Iraq delays event to pick assembly



Militants have threatened to disrupt the supply chain to the U.S. military.
BAGHDAD, Iraq (AP) -- Iraq will open a three-day national conference to choose an interim assembly Saturday, delaying the start by two days at the request of the United Nations, organizers said today.
The conference, considered a key step in the nation's democratic transformation, will be attended by 1,000 delegates who will select members of a 100-member interim assembly to shepherd the nation to its first elections scheduled for January.
The date and location of the conference had been kept secret because of security fears. Under a law enacted by the outgoing U.S. occupation authority last month, it was to have been held by the end of the month.
Meanwhile, militants bent on disrupting the supply chain to the U.S. military threatened today to cut the highway linking Iraq to Jordan in 72 hours and said they would hit at Jordanians as well as Americans.
The threat, from a group calling itself "The Group of Death," was made in a video obtained by Associated Press Television News. The video showed seven men wearing black clothing and masks armed with rocket-propelled grenade launchers and rifles.
Wave of kidnappings
The group's warning comes amid a wave of kidnappings of foreigners, mainly truck drivers, entering Iraq from neighboring countries to deliver supplies and other cargo needed for this war-ravaged nation's reconstruction effort.
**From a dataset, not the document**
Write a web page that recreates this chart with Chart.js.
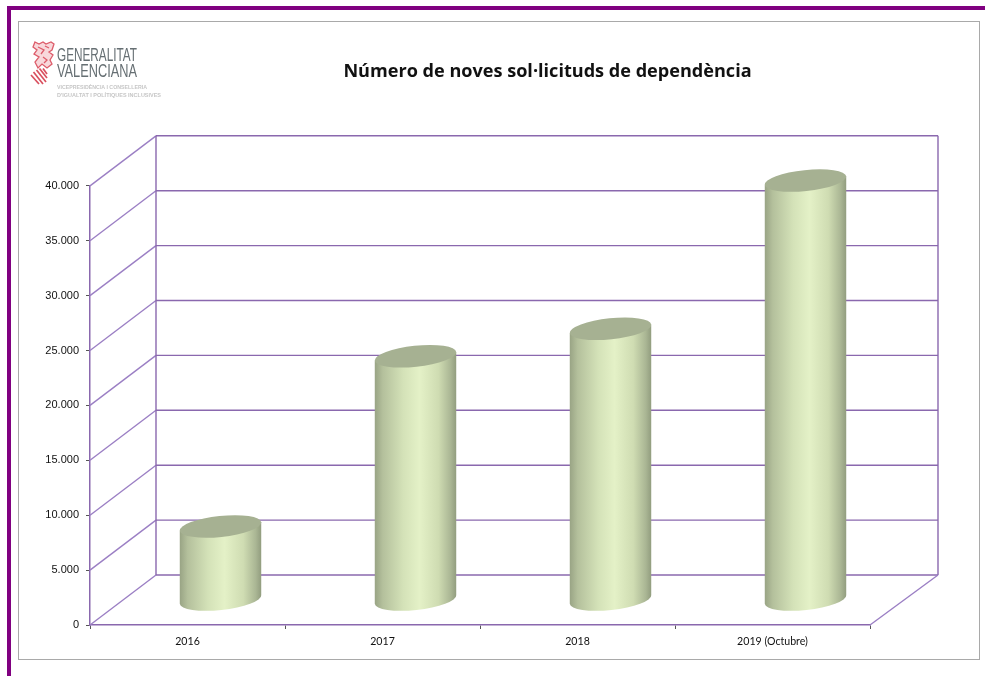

A militant who read a statement on the tape criticized Jordan, Iraq's southern neighbor, for letting trucking companies enter Iraq to support the U.S.-led coalition.
"We consider all Jordanian interests, companies and businessmen and citizens as much a target as the Americans," the speaker said.
The chief executive of a Jordanian company working for the U.S. military in Iraq said today he would pull out of the country to win the release of two employees kidnapped by militants and threatened with decapitation.
"I am ceasing operations and pulling out from the company's premises in Iraq for humanitarian reasons, and out of my concern for the safety and the lives of my two employees who were kidnapped in Iraq," Rami al-Ouweiss told The Associated Press.